_TASK TO COMPLETE_
No images are to be carried over; print all other material exactly as it stands.

····················

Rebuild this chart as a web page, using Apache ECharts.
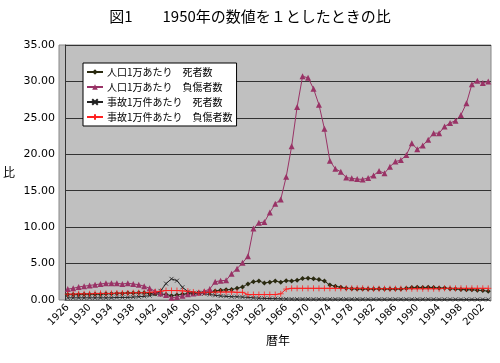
<!DOCTYPE html>
<html><head><meta charset="utf-8">
<script src="https://cdn.jsdelivr.net/npm/echarts@6/dist/echarts.min.js"></script>
<style>html,body{margin:0;padding:0;background:#fff}#c{width:500px;height:363px}</style>
</head><body><div id="c"></div>
<script>
const years = [];
for (let y = 1926; y <= 2003; y++) years.push(String(y));

const seriesNames = ['人口1万あたり　死者数','人口1万あたり　負傷者数','事故1万件あたり　死者数','事故1万件あたり　負傷者数'];

const popDeaths = [
 0.75,0.75,0.75,0.8,0.8,0.8,0.8,0.85,0.85,0.9,0.9,0.95,0.95,1.0,1.0,0.9,0.85,0.8,0.75,0.6,0.7,0.8,0.85,0.9,1.0,
 1.05,1.1,1.25,1.35,1.4,1.45,1.6,1.8,2.2,2.5,
 2.6,2.35,2.45,2.6,2.45,2.65,2.6,2.7,2.95,3.0,
 2.9,2.8,2.6,2.05,1.9,1.75,1.6,1.55,1.5,1.5,
 1.5,1.5,1.55,1.5,1.5,1.5,1.5,1.6,1.7,1.75,
 1.7,1.75,1.7,1.65,1.65,1.55,1.5,1.45,1.4,1.4,
 1.35,1.3,1.2];

const popInjured = [
 1.5,1.6,1.8,1.9,2.0,2.1,2.2,2.3,2.3,2.3,2.2,2.3,2.2,2.1,1.9,1.6,1.2,0.9,0.7,0.3,0.4,0.6,0.8,0.9,1.0,
 1.2,1.5,2.5,2.65,2.7,3.6,4.3,5.1,6.0,9.8,
 10.6,10.7,12.0,13.2,13.8,16.9,21.1,26.5,30.7,30.5,
 29.0,26.8,23.5,19.1,18.0,17.6,16.8,16.7,16.6,16.55,
 16.75,17.1,17.7,17.4,18.3,19.0,19.2,19.9,21.5,20.7,
 21.2,22.0,22.9,22.9,23.8,24.3,24.6,25.4,27.0,29.6,
 30.1,29.8,30.0];

const accDeaths = [
 0.3,0.3,0.3,0.3,0.3,0.3,0.3,0.3,0.3,0.35,0.35,0.35,0.4,0.45,0.5,0.6,0.8,1.25,2.25,2.9,2.65,1.75,1.15,0.95,1.0,
 0.85,0.75,0.65,0.55,0.5,0.45,0.45,0.4,0.35,0.3,
 0.25,0.22,0.2,0.18,0.16,0.14,0.13,0.12,0.12,0.12,
 0.11,0.11,0.11,0.11,0.11,0.11,0.11,0.11,0.11,0.11,
 0.1,0.1,0.1,0.1,0.1,0.1,0.1,0.1,0.1,0.1,
 0.1,0.1,0.1,0.09,0.09,0.09,0.09,0.08,0.08,0.08,
 0.08,0.08,0.07];

const accInjured = [
 0.8,0.8,0.85,0.85,0.85,0.9,0.9,0.9,0.9,0.95,0.95,0.95,1.0,1.0,1.0,1.05,1.1,1.2,1.3,1.3,1.3,1.25,1.2,1.1,1.0,
 1.05,1.05,1.1,1.1,1.1,1.1,1.05,1.05,0.75,0.75,
 0.75,0.75,0.75,0.75,0.85,1.5,1.6,1.6,1.6,1.6,
 1.6,1.6,1.6,1.6,1.6,1.6,1.6,1.6,1.6,1.6,
 1.55,1.55,1.55,1.55,1.55,1.55,1.55,1.55,1.55,1.55,
 1.55,1.55,1.55,1.55,1.6,1.6,1.6,1.6,1.6,1.6,
 1.6,1.6,1.6];

const yTicks = {min: 0, max: 35, interval: 5};

const FONT = "'DejaVu Sans','Noto Sans CJK JP',sans-serif";
const JP = "'Noto Sans CJK JP',sans-serif";
const chart = echarts.init(document.getElementById('c'));
const xSym = 'path://M0,0L10,10M10,0L0,10';
const plusSym = 'path://M5,0L5,10M0,5L10,5';
function mk(name, data, color, symbol, size, strokeSym) {
  return {
    name, type: 'line', data, symbol, symbolSize: size, showSymbol: true, showAllSymbol: true,
    lineStyle: {color, width: 1},
    itemStyle: strokeSym ? {color: color, borderColor: color, borderWidth: 0.8} : {color, borderWidth: 0},
    emphasis: {disabled: true}, animation: false
  };
}
chart.setOption({
  backgroundColor: '#fff',
  animation: false,
  title: {text: '図1　　1950年の数値を１としたときの比', left: 'center', top: 4,
    textStyle: {fontFamily: JP, fontSize: 15, fontWeight: 'normal', color: '#000'}},
  grid: {left: 59, right: 9, top: 45, bottom: 63},
  legend: {
    orient: 'vertical', left: 83, top: 63, backgroundColor: '#fff', borderColor: '#000', borderWidth: 1,
    padding: [4, 4, 4, 3], itemGap: 5, itemWidth: 16, itemHeight: 7,
    textStyle: {fontFamily: JP, fontSize: 10, color: '#000', padding: [0, 0, 0, -1]},
    data: seriesNames
  },
  xAxis: {
    type: 'category', data: years, boundaryGap: true,
    name: '暦年', nameLocation: 'middle', nameGap: 27,
    nameTextStyle: {fontFamily: JP, fontSize: 12, color: '#000'},
    axisLine: {lineStyle: {color: '#666'}},
    axisTick: {show: false},
    axisLabel: {interval: 3, rotate: 45, fontSize: 10, color: '#000', fontFamily: FONT, margin: 6}
  },
  yAxis: {
    type: 'value', min: yTicks.min, max: yTicks.max, interval: yTicks.interval,
    name: '比', nameLocation: 'middle', nameRotate: 0, nameGap: 50,
    nameTextStyle: {fontFamily: JP, fontSize: 12, color: '#000'},
    axisLine: {show: true, lineStyle: {color: '#333'}},
    axisTick: {show: false},
    splitLine: {lineStyle: {color: '#333', width: 1}},
    axisLabel: {formatter: v => v.toFixed(2), fontSize: 11, color: '#000', fontFamily: FONT, margin: 10}
  },
  graphic: [{type: 'rect', shape: {x: 59, y: 45, width: 432, height: 255}, style: {fill: '#c0c0c0', stroke: '#888', lineWidth: 1}, z: -1, silent: true}],
  series: [
    mk(seriesNames[0], popDeaths, '#2a2a10', 'diamond', 5, false),
    mk(seriesNames[1], popInjured, '#993366', 'triangle', 6, false),
    mk(seriesNames[2], accDeaths, '#222222', xSym, 4, true),
    mk(seriesNames[3], accInjured, '#ff2020', plusSym, 6, true)
  ]
});
</script></body></html>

····················

_RESULT FOR THIS TASK_
Rebuild this chart as a web page, using Apache ECharts.
<!DOCTYPE html>
<html><head><meta charset="utf-8">
<script src="https://cdn.jsdelivr.net/npm/echarts@6/dist/echarts.min.js"></script>
<style>html,body{margin:0;padding:0;background:#fff}#c{width:500px;height:363px}</style>
</head><body><div id="c"></div>
<script>
const years = [];
for (let y = 1926; y <= 2003; y++) years.push(String(y));

const seriesNames = ['人口1万あたり　死者数','人口1万あたり　負傷者数','事故1万件あたり　死者数','事故1万件あたり　負傷者数'];

const popDeaths = [
 0.75,0.75,0.75,0.8,0.8,0.8,0.8,0.85,0.85,0.9,0.9,0.95,0.95,1.0,1.0,0.9,0.85,0.8,0.75,0.6,0.7,0.8,0.85,0.9,1.0,
 1.05,1.1,1.25,1.35,1.4,1.45,1.6,1.8,2.2,2.5,
 2.6,2.35,2.45,2.6,2.45,2.65,2.6,2.7,2.95,3.0,
 2.9,2.8,2.6,2.05,1.9,1.75,1.6,1.55,1.5,1.5,
 1.5,1.5,1.55,1.5,1.5,1.5,1.5,1.6,1.7,1.75,
 1.7,1.75,1.7,1.65,1.65,1.55,1.5,1.45,1.4,1.4,
 1.35,1.3,1.2];

const popInjured = [
 1.5,1.6,1.8,1.9,2.0,2.1,2.2,2.3,2.3,2.3,2.2,2.3,2.2,2.1,1.9,1.6,1.2,0.9,0.7,0.3,0.4,0.6,0.8,0.9,1.0,
 1.2,1.5,2.5,2.65,2.7,3.6,4.3,5.1,6.0,9.8,
 10.6,10.7,12.0,13.2,13.8,16.9,21.1,26.5,30.7,30.5,
 29.0,26.8,23.5,19.1,18.0,17.6,16.8,16.7,16.6,16.55,
 16.75,17.1,17.7,17.4,18.3,19.0,19.2,19.9,21.5,20.7,
 21.2,22.0,22.9,22.9,23.8,24.3,24.6,25.4,27.0,29.6,
 30.1,29.8,30.0];

const accDeaths = [
 0.3,0.3,0.3,0.3,0.3,0.3,0.3,0.3,0.3,0.35,0.35,0.35,0.4,0.45,0.5,0.6,0.8,1.25,2.25,2.9,2.65,1.75,1.15,0.95,1.0,
 0.85,0.75,0.65,0.55,0.5,0.45,0.45,0.4,0.35,0.3,
 0.25,0.22,0.2,0.18,0.16,0.14,0.13,0.12,0.12,0.12,
 0.11,0.11,0.11,0.11,0.11,0.11,0.11,0.11,0.11,0.11,
 0.1,0.1,0.1,0.1,0.1,0.1,0.1,0.1,0.1,0.1,
 0.1,0.1,0.1,0.09,0.09,0.09,0.09,0.08,0.08,0.08,
 0.08,0.08,0.07];

const accInjured = [
 0.8,0.8,0.85,0.85,0.85,0.9,0.9,0.9,0.9,0.95,0.95,0.95,1.0,1.0,1.0,1.05,1.1,1.2,1.3,1.3,1.3,1.25,1.2,1.1,1.0,
 1.05,1.05,1.1,1.1,1.1,1.1,1.05,1.05,0.75,0.75,
 0.75,0.75,0.75,0.75,0.85,1.5,1.6,1.6,1.6,1.6,
 1.6,1.6,1.6,1.6,1.6,1.6,1.6,1.6,1.6,1.6,
 1.55,1.55,1.55,1.55,1.55,1.55,1.55,1.55,1.55,1.55,
 1.55,1.55,1.55,1.55,1.6,1.6,1.6,1.6,1.6,1.6,
 1.6,1.6,1.6];

const yTicks = {min: 0, max: 35, interval: 5};

const FONT = "'DejaVu Sans','Noto Sans CJK JP',sans-serif";
const JP = "'Noto Sans CJK JP',sans-serif";
const chart = echarts.init(document.getElementById('c'));
const xSym = 'path://M0,0L10,10M10,0L0,10';
const plusSym = 'path://M5,0L5,10M0,5L10,5';
function mk(name, data, color, symbol, size, strokeSym) {
  return {
    name, type: 'line', data, symbol, symbolSize: size, showSymbol: true, showAllSymbol: true,
    lineStyle: {color, width: 1},
    itemStyle: strokeSym ? {color: color, borderColor: color, borderWidth: 0.8} : {color, borderWidth: 0},
    emphasis: {disabled: true}, animation: false
  };
}
chart.setOption({
  backgroundColor: '#fff',
  animation: false,
  title: {text: '図1　　1950年の数値を１としたときの比', left: 'center', top: 4,
    textStyle: {fontFamily: JP, fontSize: 15, fontWeight: 'normal', color: '#000'}},
  grid: {left: 59, right: 9, top: 45, bottom: 63},
  legend: {
    orient: 'vertical', left: 83, top: 63, backgroundColor: '#fff', borderColor: '#000', borderWidth: 1,
    padding: [4, 4, 4, 3], itemGap: 5, itemWidth: 16, itemHeight: 7,
    textStyle: {fontFamily: JP, fontSize: 10, color: '#000', padding: [0, 0, 0, -1]},
    data: seriesNames
  },
  xAxis: {
    type: 'category', data: years, boundaryGap: true,
    name: '暦年', nameLocation: 'middle', nameGap: 27,
    nameTextStyle: {fontFamily: JP, fontSize: 12, color: '#000'},
    axisLine: {lineStyle: {color: '#666'}},
    axisTick: {show: false},
    axisLabel: {interval: 3, rotate: 45, fontSize: 10, color: '#000', fontFamily: FONT, margin: 6}
  },
  yAxis: {
    type: 'value', min: yTicks.min, max: yTicks.max, interval: yTicks.interval,
    name: '比', nameLocation: 'middle', nameRotate: 0, nameGap: 50,
    nameTextStyle: {fontFamily: JP, fontSize: 12, color: '#000'},
    axisLine: {show: true, lineStyle: {color: '#333'}},
    axisTick: {show: false},
    splitLine: {lineStyle: {color: '#333', width: 1}},
    axisLabel: {formatter: v => v.toFixed(2), fontSize: 11, color: '#000', fontFamily: FONT, margin: 10}
  },
  graphic: [{type: 'rect', shape: {x: 59, y: 45, width: 432, height: 255}, style: {fill: '#c0c0c0', stroke: '#888', lineWidth: 1}, z: -1, silent: true}],
  series: [
    mk(seriesNames[0], popDeaths, '#2a2a10', 'diamond', 5, false),
    mk(seriesNames[1], popInjured, '#993366', 'triangle', 6, false),
    mk(seriesNames[2], accDeaths, '#222222', xSym, 4, true),
    mk(seriesNames[3], accInjured, '#ff2020', plusSym, 6, true)
  ]
});
</script></body></html>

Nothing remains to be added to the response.